Sounds good to me! :lol:


----------



## DFW_Rat_Luvr (Aug 29, 2007)

*btw...*

i think i already told you once, but my hubby and i area completely in love with the pic of your Maggie and that peanut! We get a good giggle out of it EVERY day! :lol:


----------



## lostbutnotforgot (Apr 19, 2007)

Yay for FNs! To get it up the stairs maybe just haul it up in pieces? And I don't know about attaching the hardware cloth or assembling it yet. I hope you post pictures when you're all finished (and how you did all the things you don't know how to do yet, as I will be doing those things soon!)


----------



## cjshrader (Feb 15, 2007)

I suppose it'd be slightly easier to attach the mesh before assembly, but really it's not that hard after you build it either.


----------



## Forensic (Apr 12, 2007)

The measurements I have are for inside, not outside, depends which way you want it, I suppose...

Inside...

(4) Doors= 16" x 21"
(4) Sides= 21 1/2" x 22 1/2"
(2) Backs= 34 1/2" x 22 1/2"
(1) Top= 34 1/2" x 221/2"


----------



## Night (Feb 23, 2007)

I got both of my FNs upstairs without any help! You have to angle it so that all you're doing is sliding it up. It's pretty easy


----------



## Forensic (Apr 12, 2007)

I got my FN up three flights of stairs. I was very determined. :lol:

Perhaps, if it's too heavy, take it up piece by piece?


----------



## cjshrader (Feb 15, 2007)

I lifted it over my head like a MAN.

Ok I probably dragged it too. I always wondered how the UPS person got it up our front lawn, which is a hill.


----------



## Hippy (Jul 23, 2007)

Is it lighter when its put together???
I also have tile flooring soo.... 0-0


----------



## rat_ratscal (Sep 23, 2007)

that sucks, ive never had a FN so i cant really tell you but i think it would be best to get a friend to help you.....


----------



## Night (Feb 23, 2007)

cjshrader said:


> I lifted it over my head like a MAN.


Okay, that made me burst out laughing :lol:


----------



## Forensic (Apr 12, 2007)

Hippy said:


> Is it lighter when its put together???
> I also have tile flooring soo.... 0-0


.... No, not really. Sorry. Especially once you put everything in it it's VERY heavy.

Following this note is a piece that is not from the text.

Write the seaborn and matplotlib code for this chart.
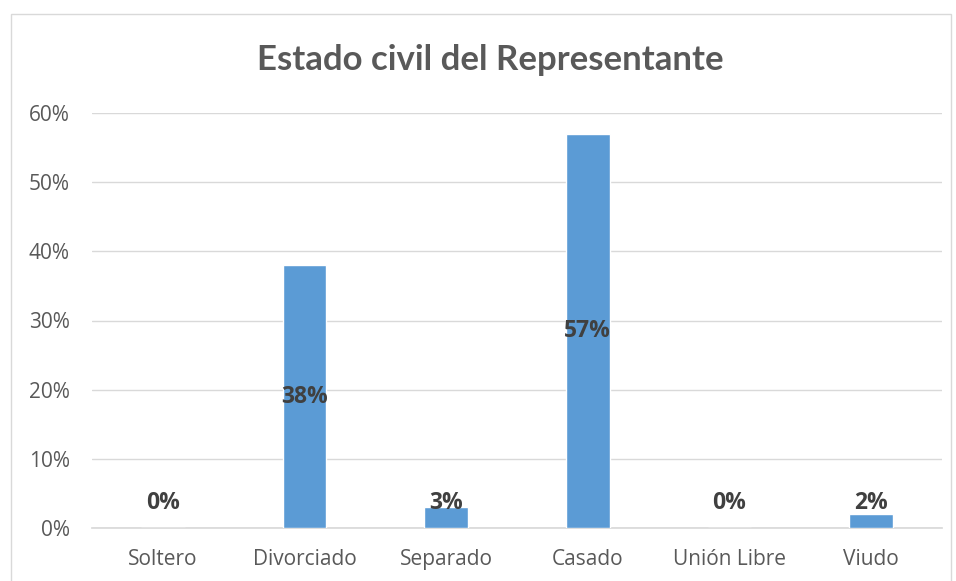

I hope it doesn't damage your tile.


----------



## Mana (Apr 22, 2007)

I had to carry mine upstairs piece by piece ;_;

It's not lighter when it's assembled, but since it's on wheels you can move it around easily.


----------



## Hippy (Jul 23, 2007)

Ok.
My fingers are bruised, some bleeding and rubbed raw from tightening zippies. The cage is put together, Ive added the green coated mesh and its SOO MUCH LARGER then I thought! It practically takes up 1/4 of my room. And its not even really decorated yet. I'm thinking of going over to our outdoor mall and getting some sheets or fabric or whatever its call at BenFranklins, or does Mervans/Marshells sell fleece?

I also might hit up our Good will store and see if I can find any fun toys, baskets, ect. 

PS. My mother and I grabbed it upstairs, tile is ok, mother and I are tired, been poked by some ectra mesh stuff and just TIRED. WOO. 

Took 45 min to put the cage together then about like what, an hour and a half to add mesh and stuff? Oh boy.


----------



## simbakitten (Oct 10, 2007)

woah tht sounds like a treck...no a chore..no a MISSION! im glad i didnt have to do that!


----------